Omit all images. Write out the rest of the material exactly.

::::

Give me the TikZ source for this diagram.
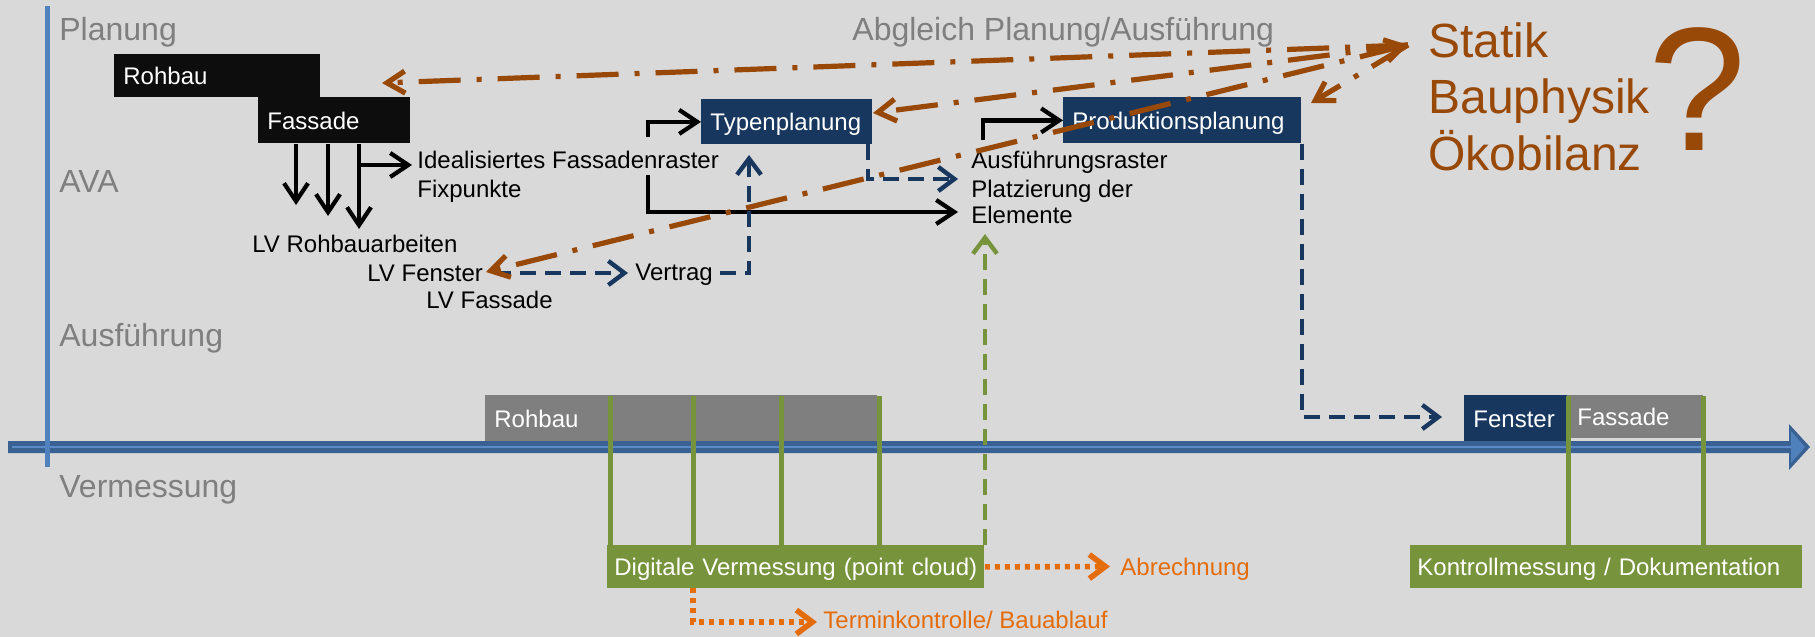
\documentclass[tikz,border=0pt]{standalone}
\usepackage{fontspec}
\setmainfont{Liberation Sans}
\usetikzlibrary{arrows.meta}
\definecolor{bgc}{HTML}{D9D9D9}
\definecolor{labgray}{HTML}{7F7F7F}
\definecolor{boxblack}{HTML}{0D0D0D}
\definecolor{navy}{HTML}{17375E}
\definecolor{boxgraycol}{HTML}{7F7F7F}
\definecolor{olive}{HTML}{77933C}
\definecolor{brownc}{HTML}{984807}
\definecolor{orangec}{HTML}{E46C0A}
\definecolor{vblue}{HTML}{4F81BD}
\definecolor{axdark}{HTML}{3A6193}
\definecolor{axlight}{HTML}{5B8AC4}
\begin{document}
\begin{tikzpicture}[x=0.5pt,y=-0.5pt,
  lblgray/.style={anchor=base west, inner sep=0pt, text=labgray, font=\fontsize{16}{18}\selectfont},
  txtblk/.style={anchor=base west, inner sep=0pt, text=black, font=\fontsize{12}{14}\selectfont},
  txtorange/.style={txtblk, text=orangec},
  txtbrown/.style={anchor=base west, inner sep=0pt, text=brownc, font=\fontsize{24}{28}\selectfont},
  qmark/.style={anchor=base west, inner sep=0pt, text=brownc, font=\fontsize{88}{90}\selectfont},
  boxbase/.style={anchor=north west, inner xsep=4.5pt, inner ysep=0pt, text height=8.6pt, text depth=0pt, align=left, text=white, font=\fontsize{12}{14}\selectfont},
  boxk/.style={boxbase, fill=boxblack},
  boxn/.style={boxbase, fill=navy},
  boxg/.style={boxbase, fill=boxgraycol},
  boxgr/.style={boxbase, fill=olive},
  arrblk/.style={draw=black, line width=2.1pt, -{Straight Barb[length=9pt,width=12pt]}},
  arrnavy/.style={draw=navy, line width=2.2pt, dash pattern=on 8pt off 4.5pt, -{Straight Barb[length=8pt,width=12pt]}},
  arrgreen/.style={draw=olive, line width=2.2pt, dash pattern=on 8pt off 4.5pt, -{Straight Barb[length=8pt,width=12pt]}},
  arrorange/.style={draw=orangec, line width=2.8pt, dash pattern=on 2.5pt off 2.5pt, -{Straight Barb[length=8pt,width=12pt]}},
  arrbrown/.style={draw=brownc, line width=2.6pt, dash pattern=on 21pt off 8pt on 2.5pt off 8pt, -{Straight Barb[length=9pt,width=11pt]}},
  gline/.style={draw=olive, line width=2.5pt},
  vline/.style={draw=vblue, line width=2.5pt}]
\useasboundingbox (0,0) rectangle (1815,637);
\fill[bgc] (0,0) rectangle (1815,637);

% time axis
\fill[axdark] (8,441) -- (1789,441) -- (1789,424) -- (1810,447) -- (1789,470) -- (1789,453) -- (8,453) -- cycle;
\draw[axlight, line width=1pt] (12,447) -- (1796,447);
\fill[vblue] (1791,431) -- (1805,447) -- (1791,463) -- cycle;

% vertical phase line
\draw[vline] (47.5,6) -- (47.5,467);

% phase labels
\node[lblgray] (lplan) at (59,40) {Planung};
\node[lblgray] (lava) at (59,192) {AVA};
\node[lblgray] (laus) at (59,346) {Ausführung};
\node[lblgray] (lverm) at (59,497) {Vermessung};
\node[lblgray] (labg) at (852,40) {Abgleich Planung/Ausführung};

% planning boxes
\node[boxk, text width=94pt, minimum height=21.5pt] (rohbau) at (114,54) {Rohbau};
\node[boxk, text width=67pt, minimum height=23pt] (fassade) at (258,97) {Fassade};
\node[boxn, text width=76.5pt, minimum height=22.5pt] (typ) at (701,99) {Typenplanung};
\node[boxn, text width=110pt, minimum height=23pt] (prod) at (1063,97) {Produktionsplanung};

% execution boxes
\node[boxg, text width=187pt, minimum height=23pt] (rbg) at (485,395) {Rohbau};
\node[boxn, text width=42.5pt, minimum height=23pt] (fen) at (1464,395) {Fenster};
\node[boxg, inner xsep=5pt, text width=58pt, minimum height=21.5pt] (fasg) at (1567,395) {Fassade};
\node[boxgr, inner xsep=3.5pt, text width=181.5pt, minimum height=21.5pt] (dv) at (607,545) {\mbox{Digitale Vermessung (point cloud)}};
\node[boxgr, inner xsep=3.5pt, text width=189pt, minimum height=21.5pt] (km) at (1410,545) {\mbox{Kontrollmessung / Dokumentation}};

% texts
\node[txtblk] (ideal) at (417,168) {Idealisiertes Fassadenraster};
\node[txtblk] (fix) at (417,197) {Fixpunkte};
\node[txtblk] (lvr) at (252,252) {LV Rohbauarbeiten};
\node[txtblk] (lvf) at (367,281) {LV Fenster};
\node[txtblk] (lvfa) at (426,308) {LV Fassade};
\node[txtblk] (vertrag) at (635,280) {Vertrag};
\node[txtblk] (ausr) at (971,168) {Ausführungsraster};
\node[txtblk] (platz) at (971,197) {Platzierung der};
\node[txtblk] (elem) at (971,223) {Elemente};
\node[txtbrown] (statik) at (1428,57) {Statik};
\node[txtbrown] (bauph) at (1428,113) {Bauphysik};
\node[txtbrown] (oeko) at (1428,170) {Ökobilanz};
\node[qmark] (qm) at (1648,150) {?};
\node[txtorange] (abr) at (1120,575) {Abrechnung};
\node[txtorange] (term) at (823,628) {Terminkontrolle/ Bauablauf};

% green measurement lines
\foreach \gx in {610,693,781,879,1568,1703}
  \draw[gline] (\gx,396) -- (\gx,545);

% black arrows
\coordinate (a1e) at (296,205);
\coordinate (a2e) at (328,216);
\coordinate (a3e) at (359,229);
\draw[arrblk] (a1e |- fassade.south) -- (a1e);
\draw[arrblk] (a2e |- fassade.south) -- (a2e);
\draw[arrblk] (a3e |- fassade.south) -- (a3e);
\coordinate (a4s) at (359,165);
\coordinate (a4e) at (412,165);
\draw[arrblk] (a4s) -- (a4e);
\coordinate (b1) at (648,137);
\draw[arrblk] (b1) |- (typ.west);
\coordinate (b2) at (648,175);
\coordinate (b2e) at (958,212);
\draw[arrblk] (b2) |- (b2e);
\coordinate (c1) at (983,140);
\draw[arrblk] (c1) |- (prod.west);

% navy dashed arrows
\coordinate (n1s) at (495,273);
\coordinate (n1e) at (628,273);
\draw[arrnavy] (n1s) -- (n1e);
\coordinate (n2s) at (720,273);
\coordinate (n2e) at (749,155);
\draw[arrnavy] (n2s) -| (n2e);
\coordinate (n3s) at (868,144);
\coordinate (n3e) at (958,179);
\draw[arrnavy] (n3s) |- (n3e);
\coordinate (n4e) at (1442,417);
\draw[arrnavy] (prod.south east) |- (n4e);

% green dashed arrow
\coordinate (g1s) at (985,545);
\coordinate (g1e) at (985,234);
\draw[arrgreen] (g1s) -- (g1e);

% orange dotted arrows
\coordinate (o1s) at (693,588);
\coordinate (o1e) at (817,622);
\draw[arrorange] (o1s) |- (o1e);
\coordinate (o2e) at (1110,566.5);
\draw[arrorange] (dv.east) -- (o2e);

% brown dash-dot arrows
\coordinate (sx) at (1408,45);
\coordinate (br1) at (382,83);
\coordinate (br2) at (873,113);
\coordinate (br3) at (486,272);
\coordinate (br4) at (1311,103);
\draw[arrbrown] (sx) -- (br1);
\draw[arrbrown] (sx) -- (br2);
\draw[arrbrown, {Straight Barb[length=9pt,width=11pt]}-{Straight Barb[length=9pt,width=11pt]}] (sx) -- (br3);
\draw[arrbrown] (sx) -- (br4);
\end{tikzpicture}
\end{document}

::::

== Task solution ==
Give me the TikZ source for this diagram.
\documentclass[tikz,border=0pt]{standalone}
\usepackage{fontspec}
\setmainfont{Liberation Sans}
\usetikzlibrary{arrows.meta}
\definecolor{bgc}{HTML}{D9D9D9}
\definecolor{labgray}{HTML}{7F7F7F}
\definecolor{boxblack}{HTML}{0D0D0D}
\definecolor{navy}{HTML}{17375E}
\definecolor{boxgraycol}{HTML}{7F7F7F}
\definecolor{olive}{HTML}{77933C}
\definecolor{brownc}{HTML}{984807}
\definecolor{orangec}{HTML}{E46C0A}
\definecolor{vblue}{HTML}{4F81BD}
\definecolor{axdark}{HTML}{3A6193}
\definecolor{axlight}{HTML}{5B8AC4}
\begin{document}
\begin{tikzpicture}[x=0.5pt,y=-0.5pt,
  lblgray/.style={anchor=base west, inner sep=0pt, text=labgray, font=\fontsize{16}{18}\selectfont},
  txtblk/.style={anchor=base west, inner sep=0pt, text=black, font=\fontsize{12}{14}\selectfont},
  txtorange/.style={txtblk, text=orangec},
  txtbrown/.style={anchor=base west, inner sep=0pt, text=brownc, font=\fontsize{24}{28}\selectfont},
  qmark/.style={anchor=base west, inner sep=0pt, text=brownc, font=\fontsize{88}{90}\selectfont},
  boxbase/.style={anchor=north west, inner xsep=4.5pt, inner ysep=0pt, text height=8.6pt, text depth=0pt, align=left, text=white, font=\fontsize{12}{14}\selectfont},
  boxk/.style={boxbase, fill=boxblack},
  boxn/.style={boxbase, fill=navy},
  boxg/.style={boxbase, fill=boxgraycol},
  boxgr/.style={boxbase, fill=olive},
  arrblk/.style={draw=black, line width=2.1pt, -{Straight Barb[length=9pt,width=12pt]}},
  arrnavy/.style={draw=navy, line width=2.2pt, dash pattern=on 8pt off 4.5pt, -{Straight Barb[length=8pt,width=12pt]}},
  arrgreen/.style={draw=olive, line width=2.2pt, dash pattern=on 8pt off 4.5pt, -{Straight Barb[length=8pt,width=12pt]}},
  arrorange/.style={draw=orangec, line width=2.8pt, dash pattern=on 2.5pt off 2.5pt, -{Straight Barb[length=8pt,width=12pt]}},
  arrbrown/.style={draw=brownc, line width=2.6pt, dash pattern=on 21pt off 8pt on 2.5pt off 8pt, -{Straight Barb[length=9pt,width=11pt]}},
  gline/.style={draw=olive, line width=2.5pt},
  vline/.style={draw=vblue, line width=2.5pt}]
\useasboundingbox (0,0) rectangle (1815,637);
\fill[bgc] (0,0) rectangle (1815,637);

% time axis
\fill[axdark] (8,441) -- (1789,441) -- (1789,424) -- (1810,447) -- (1789,470) -- (1789,453) -- (8,453) -- cycle;
\draw[axlight, line width=1pt] (12,447) -- (1796,447);
\fill[vblue] (1791,431) -- (1805,447) -- (1791,463) -- cycle;

% vertical phase line
\draw[vline] (47.5,6) -- (47.5,467);

% phase labels
\node[lblgray] (lplan) at (59,40) {Planung};
\node[lblgray] (lava) at (59,192) {AVA};
\node[lblgray] (laus) at (59,346) {Ausführung};
\node[lblgray] (lverm) at (59,497) {Vermessung};
\node[lblgray] (labg) at (852,40) {Abgleich Planung/Ausführung};

% planning boxes
\node[boxk, text width=94pt, minimum height=21.5pt] (rohbau) at (114,54) {Rohbau};
\node[boxk, text width=67pt, minimum height=23pt] (fassade) at (258,97) {Fassade};
\node[boxn, text width=76.5pt, minimum height=22.5pt] (typ) at (701,99) {Typenplanung};
\node[boxn, text width=110pt, minimum height=23pt] (prod) at (1063,97) {Produktionsplanung};

% execution boxes
\node[boxg, text width=187pt, minimum height=23pt] (rbg) at (485,395) {Rohbau};
\node[boxn, text width=42.5pt, minimum height=23pt] (fen) at (1464,395) {Fenster};
\node[boxg, inner xsep=5pt, text width=58pt, minimum height=21.5pt] (fasg) at (1567,395) {Fassade};
\node[boxgr, inner xsep=3.5pt, text width=181.5pt, minimum height=21.5pt] (dv) at (607,545) {\mbox{Digitale Vermessung (point cloud)}};
\node[boxgr, inner xsep=3.5pt, text width=189pt, minimum height=21.5pt] (km) at (1410,545) {\mbox{Kontrollmessung / Dokumentation}};

% texts
\node[txtblk] (ideal) at (417,168) {Idealisiertes Fassadenraster};
\node[txtblk] (fix) at (417,197) {Fixpunkte};
\node[txtblk] (lvr) at (252,252) {LV Rohbauarbeiten};
\node[txtblk] (lvf) at (367,281) {LV Fenster};
\node[txtblk] (lvfa) at (426,308) {LV Fassade};
\node[txtblk] (vertrag) at (635,280) {Vertrag};
\node[txtblk] (ausr) at (971,168) {Ausführungsraster};
\node[txtblk] (platz) at (971,197) {Platzierung der};
\node[txtblk] (elem) at (971,223) {Elemente};
\node[txtbrown] (statik) at (1428,57) {Statik};
\node[txtbrown] (bauph) at (1428,113) {Bauphysik};
\node[txtbrown] (oeko) at (1428,170) {Ökobilanz};
\node[qmark] (qm) at (1648,150) {?};
\node[txtorange] (abr) at (1120,575) {Abrechnung};
\node[txtorange] (term) at (823,628) {Terminkontrolle/ Bauablauf};

% green measurement lines
\foreach \gx in {610,693,781,879,1568,1703}
  \draw[gline] (\gx,396) -- (\gx,545);

% black arrows
\coordinate (a1e) at (296,205);
\coordinate (a2e) at (328,216);
\coordinate (a3e) at (359,229);
\draw[arrblk] (a1e |- fassade.south) -- (a1e);
\draw[arrblk] (a2e |- fassade.south) -- (a2e);
\draw[arrblk] (a3e |- fassade.south) -- (a3e);
\coordinate (a4s) at (359,165);
\coordinate (a4e) at (412,165);
\draw[arrblk] (a4s) -- (a4e);
\coordinate (b1) at (648,137);
\draw[arrblk] (b1) |- (typ.west);
\coordinate (b2) at (648,175);
\coordinate (b2e) at (958,212);
\draw[arrblk] (b2) |- (b2e);
\coordinate (c1) at (983,140);
\draw[arrblk] (c1) |- (prod.west);

% navy dashed arrows
\coordinate (n1s) at (495,273);
\coordinate (n1e) at (628,273);
\draw[arrnavy] (n1s) -- (n1e);
\coordinate (n2s) at (720,273);
\coordinate (n2e) at (749,155);
\draw[arrnavy] (n2s) -| (n2e);
\coordinate (n3s) at (868,144);
\coordinate (n3e) at (958,179);
\draw[arrnavy] (n3s) |- (n3e);
\coordinate (n4e) at (1442,417);
\draw[arrnavy] (prod.south east) |- (n4e);

% green dashed arrow
\coordinate (g1s) at (985,545);
\coordinate (g1e) at (985,234);
\draw[arrgreen] (g1s) -- (g1e);

% orange dotted arrows
\coordinate (o1s) at (693,588);
\coordinate (o1e) at (817,622);
\draw[arrorange] (o1s) |- (o1e);
\coordinate (o2e) at (1110,566.5);
\draw[arrorange] (dv.east) -- (o2e);

% brown dash-dot arrows
\coordinate (sx) at (1408,45);
\coordinate (br1) at (382,83);
\coordinate (br2) at (873,113);
\coordinate (br3) at (486,272);
\coordinate (br4) at (1311,103);
\draw[arrbrown] (sx) -- (br1);
\draw[arrbrown] (sx) -- (br2);
\draw[arrbrown, {Straight Barb[length=9pt,width=11pt]}-{Straight Barb[length=9pt,width=11pt]}] (sx) -- (br3);
\draw[arrbrown] (sx) -- (br4);
\end{tikzpicture}
\end{document}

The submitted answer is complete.